What is a character?

Posted: July 8, 2011 in Writing
Tags: ,

This is a question that I believe most people believe they know the answer to. I also believe that fewer people know what it takes to truly create one. Now remember, I say all this as a relatively new author (five years of dedicating to writing at this point).

I spent some time doing a few things so far this week. One of them is keeping on task with my challenge (A Round of Words in 80 Days). That is going swimmingly. I am almost a day ahead of pace, which I am sure will get eaten up once the summer is over. Another thing that I have done is spend time with my boy. He is a great kid, and a true inspiration to me, as he always tries his hardest at everything, even when it is hard for him. The final thing is that I have been doing a fair amount of reading.

I just finished the first book in a science fiction trilogy by Dan Abnett called Xenos. It is the story of a man who is an Inquisitor, and how he goes from operating one way early in his career to employing the very entities that he is trying to fight at  the end of the series (at least that is what the back cover copy says :).  Anyway, here is my point. The inquisitor’s name is Eisenhorn, and as a character he is about as real as it gets. There is a depth to this character that makes me want to come up for air.

So, this got me to thinking. What is it that Dan Abnett does that makes Eisenhorn so rich? Then I hit on it. Conflict. That is the ultimate answer (I know, there are no ultimate answers in writing, but keep reading and you may change your mind. You will at least see why I say what I say). Eisenhorn is a real, tangible, deep, and meaningful character because of the conflict that he faces on just about every single page of the book(s). There is never a moment where he is just sitting around daydreaming and smelling flowers.

Don’t get me wrong here. There isn’t just intense gun fight action all the time. That would not help in characterization all that much except to say the character likes to shoot alot. There are many quieter moments, but even these moments have Eisenhorn wondering, thinking, worrying. Who can be trusted? Why did the cult act the way they did?Why was one member abandoned without warning? Why were his own people interfering with what he was trying to achieve? Why is that guy shooting at him? Okay, so there is a fair amount of gunplay, but in this future there is pretty much only war, so there is no surprise at that.

This conflict that Eisenhorn goes through shows a lot about him. It shows how he goes about solving a problem. In seeing how he aids members of his part, we see his caring side. He often, in a gunfight, tries to see if there is a way to get a prisoner. After all, how else is he going to get the information he needs. He isn’t bloodthirsty at all. Throughout the book I get to see how he stacks up against the bad guys and his fellow good guys.

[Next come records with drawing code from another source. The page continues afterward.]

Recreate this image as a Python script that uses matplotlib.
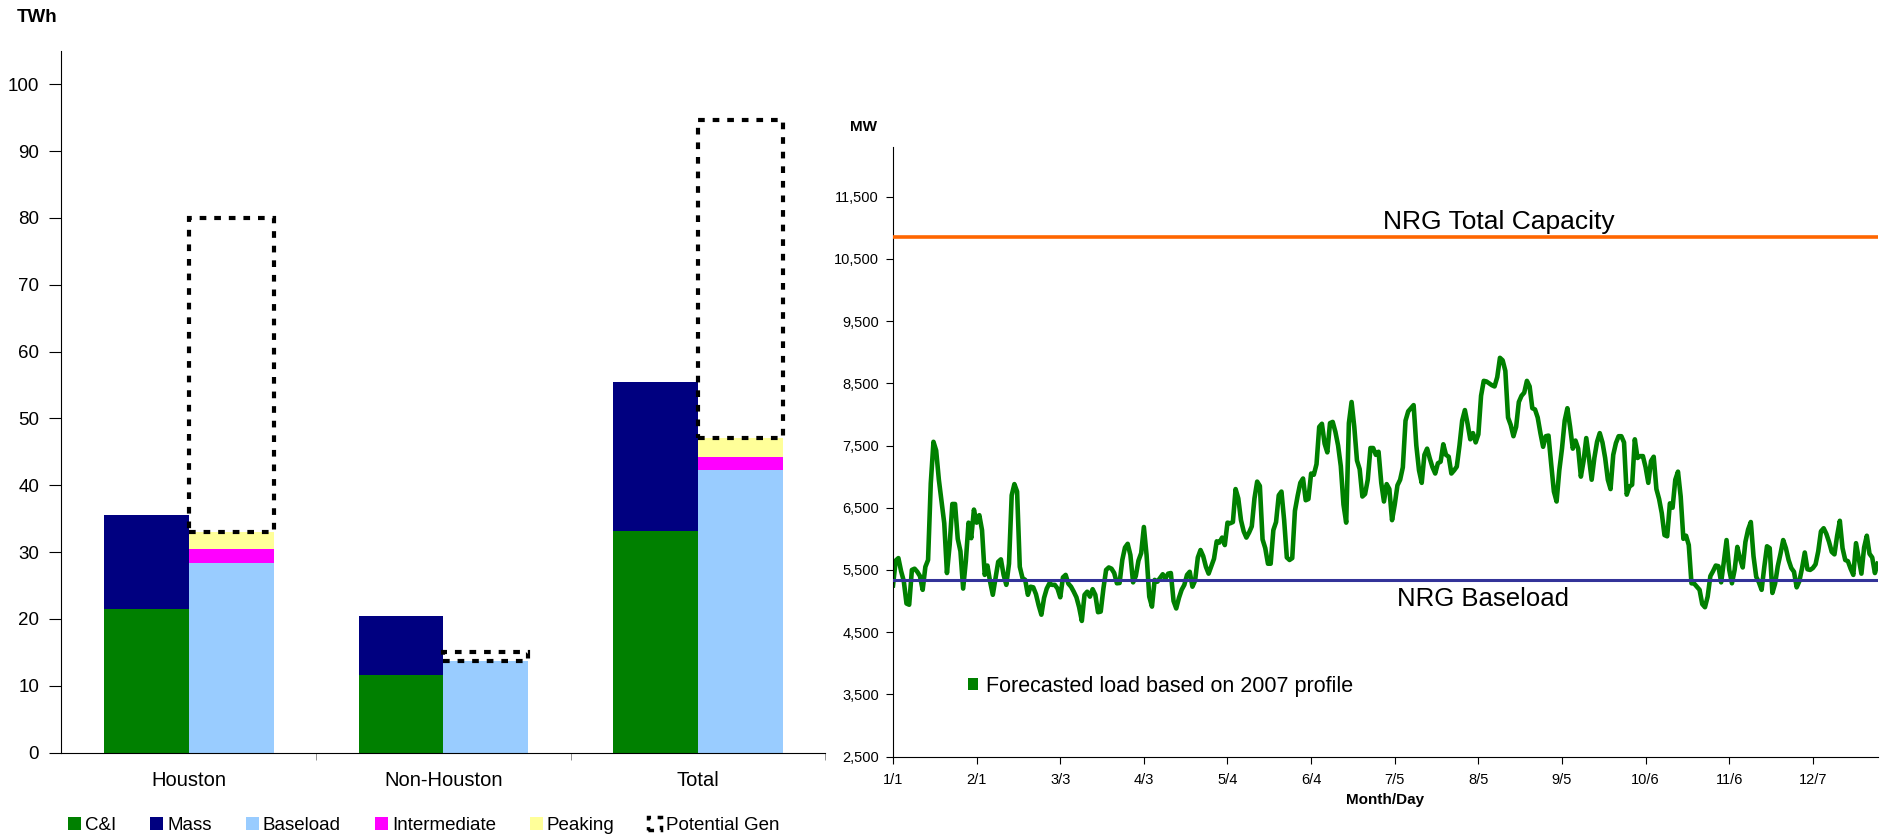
import numpy as np
import matplotlib
matplotlib.use('Agg')
from matplotlib import pyplot as plt
from matplotlib.patches import Patch
from matplotlib.ticker import FuncFormatter

plt.rcParams['font.family'] = ['Liberation Sans', 'DejaVu Sans']

# ---- left chart: annual energy (TWh) ----
categories = ['Houston', 'Non-Houston', 'Total']
ci = [21.5, 11.6, 33.1]
mass = [14.0, 8.8, 22.4]
baseload = [28.4, 13.7, 42.3]
intermediate = [2.1, 0.0, 1.9]
peaking = [2.5, 0.0, 2.8]
potential_gen = [47.0, 1.3, 47.7]

# ---- right chart: daily load forecast (MW) ----
load_jan_feb = [5250, 5650, 5690, 5480, 5320, 4960, 4940, 5500, 5520, 5470,
                5400, 5180, 5550, 5660, 6890, 7560, 7420, 6950, 6600, 6250,
                5450, 5900, 6560, 6560, 6000, 5800, 5200, 5640, 6260, 6010,
                6470, 6260, 6380, 6140, 5420, 5570, 5310, 5100, 5370, 5630,
                5670, 5420, 5260, 5600, 6700, 6880, 6760, 5550, 5370, 5340,
                5100, 5230, 5220, 5110, 4930, 4780, 5050, 5200, 5285, 5260]
load_mar_apr = [5260, 5200, 5060, 5380, 5420, 5280, 5230, 5150, 5060, 4900,
                4680, 5100, 5150, 5070, 5190, 5100, 4820, 4830, 5200, 5500,
                5540, 5520, 5450, 5285, 5290, 5660, 5860, 5920, 5740, 5300,
                5400, 5650, 5770, 6190, 5740, 5070, 4910, 5340, 5310, 5370,
                5430, 5360, 5440, 5450, 5000, 4880, 5050, 5180, 5260, 5420,
                5470, 5230, 5330, 5700, 5820, 5720, 5550, 5440, 5560, 5680,
                5960]
load_may_jun = [5940, 6020, 5900, 6260, 6250, 6270, 6800, 6650, 6300,
                6120, 6020, 6100, 6200, 6650, 6920, 6850, 5990, 5850, 5600,
                5600, 6140, 6270, 6700, 6760, 6300, 5700, 5660, 5690, 6450,
                6690, 6900, 6970, 6620, 6640, 7050, 7030, 7200, 7800, 7850,
                7530, 7390, 7860, 7880, 7720, 7500, 7170, 6550, 6260, 7860,
                8200, 7800, 7260, 7120, 6680, 6720, 6950, 7460, 7460, 7350,
                7400, 6900]
load_jul_aug = [6600, 6880, 6800, 6300, 6550, 6860, 6950, 7150,
                7900, 8050, 8100, 8150, 7500, 7100, 6900, 7350, 7450, 7290,
                7150, 7050, 7215, 7240, 7520, 7350, 7320, 7050, 7100, 7160,
                7500, 7900, 8070, 7850, 7600, 7700, 7550, 7680, 8300, 8540,
                8530, 8500, 8470, 8450, 8600, 8910, 8870, 8700, 7950, 7830,
                7650, 7800, 8200, 8300, 8350, 8540, 8450, 8100, 8080, 7950,
                7700, 7480, 7650]
load_sep_oct = [7660, 7200, 6760, 6600, 7100, 7450, 7900,
                8100, 7800, 7450, 7580, 7450, 7000, 7250, 7620, 7300, 6950,
                7300, 7560, 7700, 7550, 7300, 6950, 6800, 7350, 7540, 7650,
                7650, 7550, 6710, 6840, 6870, 7600, 7300, 7330, 7330, 7150,
                6900, 7250, 7320, 6800, 6640, 6410, 6060, 6040, 6570, 6500,
                6950, 7080, 6680, 6000, 6050, 5900, 5285, 5280, 5230, 5180,
                4950, 4900, 5070, 5400]
load_nov_dec = [5480, 5570, 5560, 5300, 5630, 5980,
                5500, 5285, 5500, 5870, 5680, 5540, 5950, 6150, 6270, 5720,
                5390, 5300, 5180, 5550, 5880, 5850, 5130, 5280, 5560, 5760,
                5980, 5850, 5660, 5530, 5470, 5220, 5320, 5530, 5780, 5510,
                5500, 5530, 5590, 5800, 6120, 6170, 6080, 5950, 5790, 5750,
                6050, 6290, 5850, 5660, 5640, 5520, 5420, 5930, 5680, 5440,
                5860, 6050, 5760, 5700, 5450, 5600]
load = load_jan_feb + load_mar_apr + load_may_jun + load_jul_aug + load_sep_oct + load_nov_dec

total_capacity = 10860
baseload_mw = 5340
day_ticks = [0, 31, 62, 93, 124, 155, 186, 217, 248, 279, 310, 341]
day_labels = ['1/1', '2/1', '3/3', '4/3', '5/4', '6/4', '7/5', '8/5', '9/5', '10/6', '11/6', '12/7']

W, H = 1883, 838
fig = plt.figure(figsize=(W / 100, H / 100), dpi=100)

# ---------------- left chart ----------------
ax1 = fig.add_axes([61.4 / W, 1 - 752.5 / H, 764.1 / W, 701.7 / H])
xc = np.arange(len(categories))
w = 1 / 3
ci_a = np.array(ci)
bl_a = np.array(baseload)
int_a = np.array(intermediate)
pk_a = np.array(peaking)
dash = (0, (1.6, 1.9))

ax1.bar(xc - w / 2, ci, w, color='#008000', linewidth=0)
ax1.bar(xc - w / 2, mass, w, bottom=ci_a, color='#000080', linewidth=0)
ax1.bar(xc + w / 2, baseload, w, color='#99CCFF', linewidth=0)
ax1.bar(xc + w / 2, intermediate, w, bottom=bl_a, color='#FF00FF', linewidth=0)
ax1.bar(xc + w / 2, peaking, w, bottom=bl_a + int_a, color='#FFFF99', linewidth=0)
ax1.bar(xc + w / 2, potential_gen, w, bottom=bl_a + int_a + pk_a, facecolor='none',
        edgecolor='black', linewidth=3, linestyle=dash)

ax1.set_xlim(-0.5, 2.5)
ax1.set_ylim(0, 105)
ax1.set_yticks(np.arange(0, 101, 10))
ax1.set_xticks(xc)
ax1.set_xticklabels(categories)
ax1.set_xticks([0.5, 1.5, 2.5], minor=True)
ax1.tick_params(axis='x', which='major', length=0, pad=13, labelsize=14.5)
ax1.tick_params(axis='x', which='minor', length=5, direction='out', color='#808080')
ax1.tick_params(axis='y', length=9, direction='out', pad=7, labelsize=13.5)
for s in ['top', 'right']:
    ax1.spines[s].set_visible(False)

handles = [Patch(facecolor='#008000'), Patch(facecolor='#000080'), Patch(facecolor='#99CCFF'),
           Patch(facecolor='#FF00FF'), Patch(facecolor='#FFFF99'),
           Patch(facecolor='white', edgecolor='black', linewidth=2.5, linestyle=dash)]
names = ['C&I', 'Mass', 'Baseload', 'Intermediate', 'Peaking', 'Potential Gen']
ax1.legend(handles, names, ncol=6, loc='center left',
           bbox_to_anchor=(67.8 / W, 1 - 825.5 / H), bbox_transform=fig.transFigure,
           frameon=False, fontsize=13.5, handlelength=0.7, handleheight=0.7,
           handletextpad=0.22, columnspacing=1.8, borderpad=0, borderaxespad=0)

fig.text(17 / W, 1 - 17.6 / H, 'TWh', fontsize=13.5, fontweight='bold', va='center')

# ---------------- right chart ----------------
ax2 = fig.add_axes([893 / W, 1 - 756.5 / H, 984.6 / W, 609.5 / H])
ax2.plot(np.arange(len(load)), load, color='#008000', linewidth=3.3, zorder=2)
ax2.axhline(total_capacity, color='#FF6600', linewidth=2.6, zorder=3)
ax2.axhline(baseload_mw, color='#333399', linewidth=2.2, zorder=3)

ax2.set_xlim(0, 365)
ax2.set_ylim(2500, 12300)
ax2.set_yticks(np.arange(2500, 12000, 1000))
ax2.yaxis.set_major_formatter(FuncFormatter(lambda v, p: f'{int(v):,}'))
ax2.set_xticks(day_ticks)
ax2.set_xticklabels(day_labels)
ax2.tick_params(axis='y', length=5, direction='out', pad=5, labelsize=10.5)
ax2.tick_params(axis='x', length=5, direction='out', pad=7, labelsize=10.5)
for s in ['top', 'right']:
    ax2.spines[s].set_visible(False)

ax2.text(224.5, 10900, 'NRG Total Capacity', fontsize=19, ha='center', va='bottom')
ax2.text(218.6, 5230, 'NRG Baseload', fontsize=18.5, ha='center', va='top')

ax2.legend([Patch(facecolor='#008000')], ['Forecasted load based on 2007 profile'],
           loc='center left', bbox_to_anchor=(968.5 / W, 1 - 686 / H),
           bbox_transform=fig.transFigure, frameon=False, fontsize=15.5,
           handlelength=0.45, handleheight=0.45, handletextpad=0.35,
           borderpad=0, borderaxespad=0)

fig.text(850.5 / W, 1 - 127 / H, 'MW', fontsize=11, fontweight='bold', va='center')
fig.text(1385 / W, 1 - 800 / H, 'Month/Day', fontsize=11, fontweight='bold',
         ha='center', va='center')

fig.savefig('out.png', dpi=100)
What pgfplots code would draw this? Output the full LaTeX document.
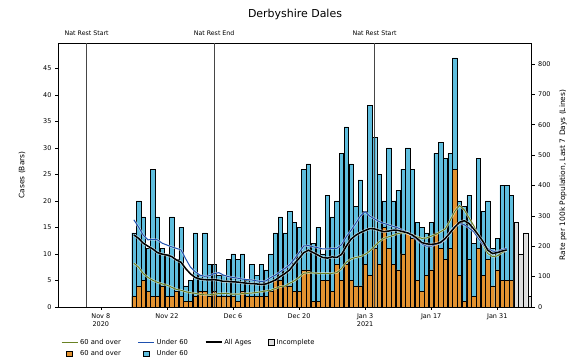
\documentclass[border=0pt]{standalone}
\usepackage{fontspec}
\setmainfont{DejaVu Sans}
\usepackage{pgfplots}
\pgfplotsset{compat=1.18}
\usepackage{pgfplotstable}
\definecolor{barorange}{RGB}{226,146,48}
\definecolor{barcyan}{RGB}{95,190,222}
\definecolor{lineolive}{RGB}{105,130,35}
\definecolor{lineblue}{RGB}{30,80,175}
\definecolor{incgray}{RGB}{222,222,222}
\definecolor{vline}{RGB}{70,70,70}
\pgfplotsset{
 boxleg/.style={legend image code/.code={\draw[##1] (0.17cm,-0.09cm) rectangle (0.37cm,0.09cm);}},
 lineleg/.style={legend image code/.code={\draw[##1] (0cm,0cm) -- (0.56cm,0cm);}},
}
\pgfplotstableread{
day total over
14 14 2
15 20 4
16 17 5
17 11 3
18 26 2
19 17 2
20 11 4
21 10 2
22 17 2
23 9 3
24 15 2
25 4 1
26 5 1
27 14 2
28 6 3
29 14 3
30 8 2
31 8 3
32 6 2
33 6 2
34 9 2
35 10 2
36 9 1
37 10 3
38 5 2
39 8 2
40 6 2
41 8 2
42 7 2
43 10 3
44 14 5
45 17 5
46 14 4
47 18 4
48 16 3
49 15 3
50 26 7
51 27 7
52 12 1
53 15 1
54 10 5
55 21 5
56 17 3
57 20 8
58 29 5
59 34 8
60 27 5
61 19 4
62 24 4
63 18 8
64 38 6
65 32 11
66 25 8
67 20 15
68 30 11
69 20 8
70 22 7
71 26 10
72 30 14
73 26 13
74 16 5
75 15 3
76 14 6
77 16 7
78 29 14
79 31 11
80 28 9
81 29 11
82 47 26
83 20 6
84 19 1
85 21 9
86 12 2
87 28 11
88 18 6
89 20 9
90 11 4
91 13 7
92 23 5
93 23 5
94 21 5
}\bars
\pgfplotstableread{
day total
95 16
96 10
97 14
98 2
}\incomplete
\pgfplotstableread{
day all under over
14 237 287 144
15 226 263 131
16 210 236 110
17 200 221 97
18 191 223 88
19 179 221 81
20 174 210 76
21 171 204 72
22 166 198 65
23 155 193 58
24 147 188 55
25 126 158 50
26 109 131 47
27 97 116 45
28 92 105 42
29 90 101 40
30 89 103 40
31 90 110 42
32 88 113 44
33 84 105 45
34 84 100 44
35 83 97 42
36 82 95 42
37 80 92 44
38 78 90 45
39 77 89 46
40 76 86 48
41 74 84 50
42 76 86 53
43 82 97 55
44 89 105 61
45 100 116 67
46 110 127 69
47 122 139 78
48 142 158 86
49 160 179 97
50 179 201 111
51 187 202 113
52 179 198 112
53 171 195 111
54 163 191 111
55 161 191 111
56 165 193 111
57 163 193 113
58 173 205 126
59 200 231 147
60 223 252 158
61 236 275 163
62 245 299 166
63 252 314 173
64 258 299 184
65 257 290 200
66 252 281 215
67 248 275 226
68 250 270 231
69 253 265 236
70 252 260 242
71 248 252 244
72 244 244 242
73 237 233 237
74 226 221 231
75 212 208 226
76 208 200 227
77 206 200 233
78 208 206 239
79 213 210 248
80 226 223 257
81 244 248 284
82 263 265 315
83 279 275 334
84 284 271 320
85 275 260 294
86 257 248 268
87 237 226 236
88 215 205 205
89 187 193 176
90 176 184 166
91 179 182 168
92 184 189 179
93 188 193 187
}\rates
\begin{document}
\begin{tikzpicture}
\useasboundingbox (0,0) rectangle (570bp,364bp);
\node[font=\fontsize{11}{13}\selectfont] at (295bp,350bp) {Derbyshire Dales};
\begin{scope}[font=\fontsize{6.3}{7.5}\selectfont]
\node[anchor=base] at (86.7bp,328.5bp) {Nat Rest Start};
\node[anchor=base] at (214.1bp,328.5bp) {Nat Rest End};
\node[anchor=base] at (374.6bp,328.5bp) {Nat Rest Start};
\end{scope}
\begin{axis}[
 at={(58bp,57bp)}, anchor=south west, scale only axis,
 width=473.7bp, height=264bp,
 xmin=-2.08, xmax=98.3, ymin=0, ymax=49.8,
 ybar, bar width=0.92, bar shift=0pt,
 xtick={7,21,35,49,63,77,91},
 xticklabels={{Nov 8\\2020},{Nov 22},{Dec 6},{Dec 20},{Jan 3\\2021},{Jan 17},{Jan 31}},
 xticklabel style={align=center, font=\fontsize{6.5}{8}\selectfont},
 ytick={0,5,...,45},
 yticklabel style={font=\fontsize{6.5}{8}\selectfont},
 ytick pos=left, xtick pos=bottom,
 tick align=outside, major tick length=3bp,
 tick style={black, line width=0.5pt},
 axis line style={line width=0.6pt},
 /pgf/number format/assume math mode=true,
 ylabel={Cases (Bars)},
 every axis y label/.style={at={(rel axis cs:-0.076,0.5)}, rotate=90, anchor=center, font=\fontsize{7.5}{9}\selectfont},
]
\addplot[fill=barcyan, draw=black, line width=0.4pt] table[x=day, y=total] {\bars};
\addplot[fill=barorange, draw=black, line width=0.4pt] table[x=day, y=over] {\bars};
\addplot[fill=incgray, draw=black, line width=0.4pt] table[x=day, y=total] {\incomplete};
\draw[vline, line width=0.8pt] (axis cs:4,0) -- (axis cs:4,49.8);
\draw[vline, line width=0.8pt] (axis cs:31,0) -- (axis cs:31,49.8);
\draw[vline, line width=0.8pt] (axis cs:65,0) -- (axis cs:65,49.8);
\end{axis}
\begin{axis}[
 at={(58bp,57bp)}, anchor=south west, scale only axis,
 width=473.7bp, height=264bp,
 xmin=-2.08, xmax=98.3, ymin=0, ymax=869,
 axis y line*=right, axis x line=none,
 ytick={0,100,...,800},
 yticklabel style={font=\fontsize{6.5}{8}\selectfont},
 tick align=outside, major tick length=3bp,
 tick style={black, line width=0.5pt},
 axis line style={line width=0.6pt},
 /pgf/number format/assume math mode=true,
 ylabel={Rate per 100k Population, Last 7 Days (Lines)},
 every axis y label/.style={at={(rel axis cs:1.066,0.5)}, rotate=90, anchor=center, font=\fontsize{7.5}{9}\selectfont},
 legend columns=4,
 legend style={at={(rel axis cs:0,-0.105)}, anchor=north west, draw=none, fill=none,
   font=\fontsize{6.8}{8}\selectfont, row sep=1bp,
   /tikz/every even column/.append style={column sep=15bp}},
]
\addplot[forget plot, white, opacity=0.6, line width=2.2pt] table[x=day, y=over] {\rates};
\addplot[forget plot, lineolive, line width=1pt] table[x=day, y=over] {\rates};
\addplot[forget plot, white, opacity=0.6, line width=2.2pt] table[x=day, y=under] {\rates};
\addplot[forget plot, lineblue, line width=1pt] table[x=day, y=under] {\rates};
\addplot[forget plot, white, opacity=0.6, line width=2.8pt] table[x=day, y=all] {\rates};
\addplot[forget plot, black, line width=1.5pt] table[x=day, y=all] {\rates};
\addlegendimage{lineleg, lineolive, line width=1pt}
\addlegendentry{60 and over}
\addlegendimage{lineleg, lineblue, line width=1pt}
\addlegendentry{Under 60}
\addlegendimage{lineleg, black, line width=1.5pt}
\addlegendentry{All Ages}
\addlegendimage{boxleg, fill=incgray, draw=black}
\addlegendentry{Incomplete}
\addlegendimage{boxleg, fill=barorange, draw=black}
\addlegendentry{60 and over}
\addlegendimage{boxleg, fill=barcyan, draw=black}
\addlegendentry{Under 60}
\end{axis}
\end{tikzpicture}
\end{document}
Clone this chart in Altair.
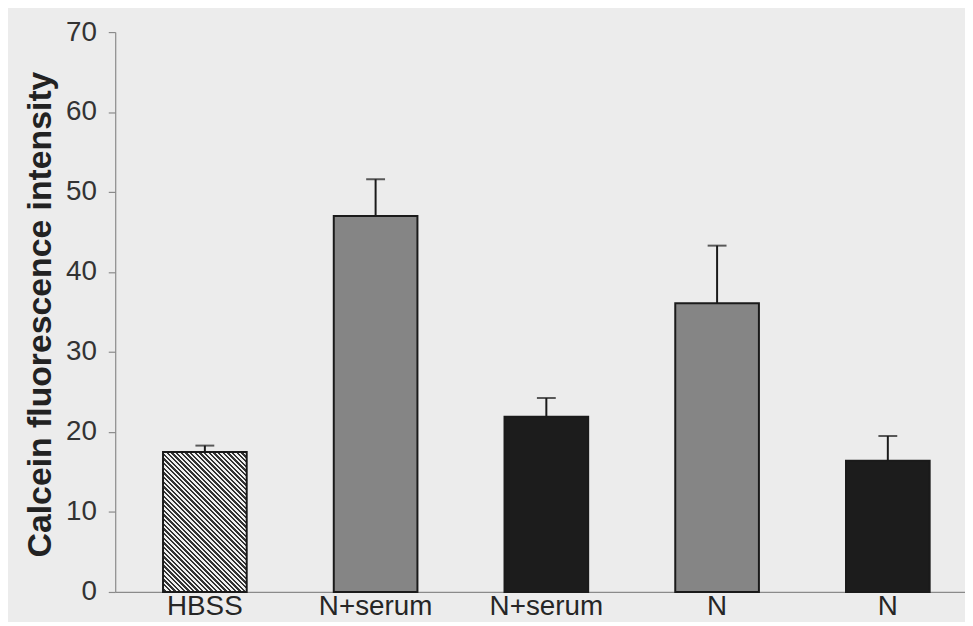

All of these morsels of characterization would not be possible without conflict. Think about it. How many of your character flaws and strengths show when you are sitting on your couch, eating cold pizza and watching ‘Glee’ (You all know you do it, don’t lie). Not many at all. When in a truly relaxed state we don’t need to show our character traits. It is conflict that makes us, and it is conflict that will make our characters as well.

Well, I am going to go off to bed before I create a conflict with my wife. The couch isn’t all that comfortable.